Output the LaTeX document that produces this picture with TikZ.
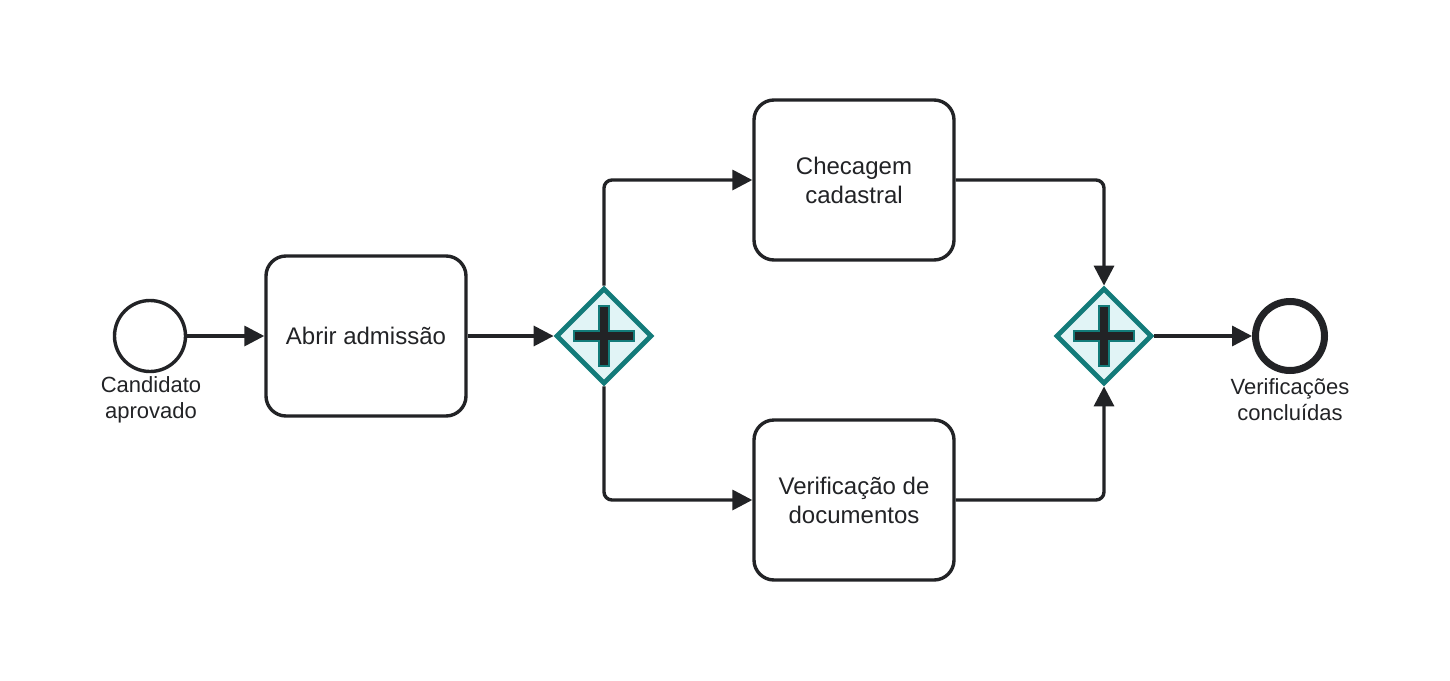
\documentclass[tikz,border=0pt]{standalone}
\usepackage{fontspec}
\setmainfont{Liberation Sans}
\usetikzlibrary{arrows.meta,shapes.geometric}

\definecolor{ink}{HTML}{222326}
\definecolor{gwline}{HTML}{137B7A}
\definecolor{gwfill}{HTML}{E1F4F6}

\tikzset{
  task/.style={draw=ink, line width=1.7pt, rounded corners=10pt, fill=white,
    minimum width=100pt, minimum height=80pt, align=center, text=ink,
    font=\fontsize{12}{14.5}\selectfont},
  startevent/.style={circle, draw=ink, line width=1.7pt, fill=white,
    minimum size=35.5pt, inner sep=0pt},
  endevent/.style={circle, draw=ink, line width=3.5pt, fill=white,
    minimum size=34.5pt, inner sep=0pt},
  gateway/.style={diamond, draw=gwline, line width=2.4pt, fill=gwfill,
    minimum width=48pt, minimum height=48pt, inner sep=0pt},
  evlabel/.style={align=center, text=ink, font=\fontsize{11}{13}\selectfont},
  flow/.style={draw=ink, line width=1.7pt, rounded corners=4pt,
    -{Triangle[length=10pt,width=10pt]}}
}

\begin{document}
\begin{tikzpicture}[x=0.5pt,y=-0.5pt]
  \useasboundingbox[fill=white] (0,0) rectangle (1450,680);

  % events
  \node[startevent] (start) at (150,336) {};
  \node[evlabel] (startlbl) at (151,400) {Candidato\\aprovado};
  \node[endevent] (end) at (1290,336) {};
  \node[evlabel] (endlbl) at (1290,400) {Verificações\\concluídas};

  % tasks
  \node[task] (abrir) at (366,336) {Abrir admissão};
  \node[task] (checa) at (854,180) {Checagem\\cadastral};
  \node[task] (verif) at (854,500) {Verificação de\\documentos};

  % parallel gateways
  \node[gateway] (split) at (604,336) {};
  \node[gateway] (join) at (1104,336) {};
  \foreach \g in {split,join}{
    \draw[gwline, line width=0.8pt, fill=ink, shift={(\g.center)}]
      (-5,-30) -- (5,-30) -- (5,-5) -- (30,-5) -- (30,5) -- (5,5)
      -- (5,30) -- (-5,30) -- (-5,5) -- (-30,5) -- (-30,-5) -- (-5,-5) -- cycle;
  }

  % sequence flows
  \draw[flow] (start) -- (abrir);
  \draw[flow] (abrir) -- (split);
  \draw[flow] (split.north) |- (checa.west);
  \draw[flow] (split.south) |- (verif.west);
  \draw[flow] (checa.east) -| (join.north);
  \draw[flow] (verif.east) -| (join.south);
  \draw[flow] (join) -- (end);
\end{tikzpicture}
\end{document}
....
Without the images, write out each line of the data verbatim.

Output the LaTeX document that produces this picture with TikZ.
\documentclass[tikz,border=0pt]{standalone}
\usepackage{fontspec}
\setmainfont{Liberation Sans}
\usetikzlibrary{arrows.meta,shapes.geometric}

\definecolor{ink}{HTML}{222326}
\definecolor{gwline}{HTML}{137B7A}
\definecolor{gwfill}{HTML}{E1F4F6}

\tikzset{
  task/.style={draw=ink, line width=1.7pt, rounded corners=10pt, fill=white,
    minimum width=100pt, minimum height=80pt, align=center, text=ink,
    font=\fontsize{12}{14.5}\selectfont},
  startevent/.style={circle, draw=ink, line width=1.7pt, fill=white,
    minimum size=35.5pt, inner sep=0pt},
  endevent/.style={circle, draw=ink, line width=3.5pt, fill=white,
    minimum size=34.5pt, inner sep=0pt},
  gateway/.style={diamond, draw=gwline, line width=2.4pt, fill=gwfill,
    minimum width=48pt, minimum height=48pt, inner sep=0pt},
  evlabel/.style={align=center, text=ink, font=\fontsize{11}{13}\selectfont},
  flow/.style={draw=ink, line width=1.7pt, rounded corners=4pt,
    -{Triangle[length=10pt,width=10pt]}}
}

\begin{document}
\begin{tikzpicture}[x=0.5pt,y=-0.5pt]
  \useasboundingbox[fill=white] (0,0) rectangle (1450,680);

  % events
  \node[startevent] (start) at (150,336) {};
  \node[evlabel] (startlbl) at (151,400) {Candidato\\aprovado};
  \node[endevent] (end) at (1290,336) {};
  \node[evlabel] (endlbl) at (1290,400) {Verificações\\concluídas};

  % tasks
  \node[task] (abrir) at (366,336) {Abrir admissão};
  \node[task] (checa) at (854,180) {Checagem\\cadastral};
  \node[task] (verif) at (854,500) {Verificação de\\documentos};

  % parallel gateways
  \node[gateway] (split) at (604,336) {};
  \node[gateway] (join) at (1104,336) {};
  \foreach \g in {split,join}{
    \draw[gwline, line width=0.8pt, fill=ink, shift={(\g.center)}]
      (-5,-30) -- (5,-30) -- (5,-5) -- (30,-5) -- (30,5) -- (5,5)
      -- (5,30) -- (-5,30) -- (-5,5) -- (-30,5) -- (-30,-5) -- (-5,-5) -- cycle;
  }

  % sequence flows
  \draw[flow] (start) -- (abrir);
  \draw[flow] (abrir) -- (split);
  \draw[flow] (split.north) |- (checa.west);
  \draw[flow] (split.south) |- (verif.west);
  \draw[flow] (checa.east) -| (join.north);
  \draw[flow] (verif.east) -| (join.south);
  \draw[flow] (join) -- (end);
\end{tikzpicture}
\end{document}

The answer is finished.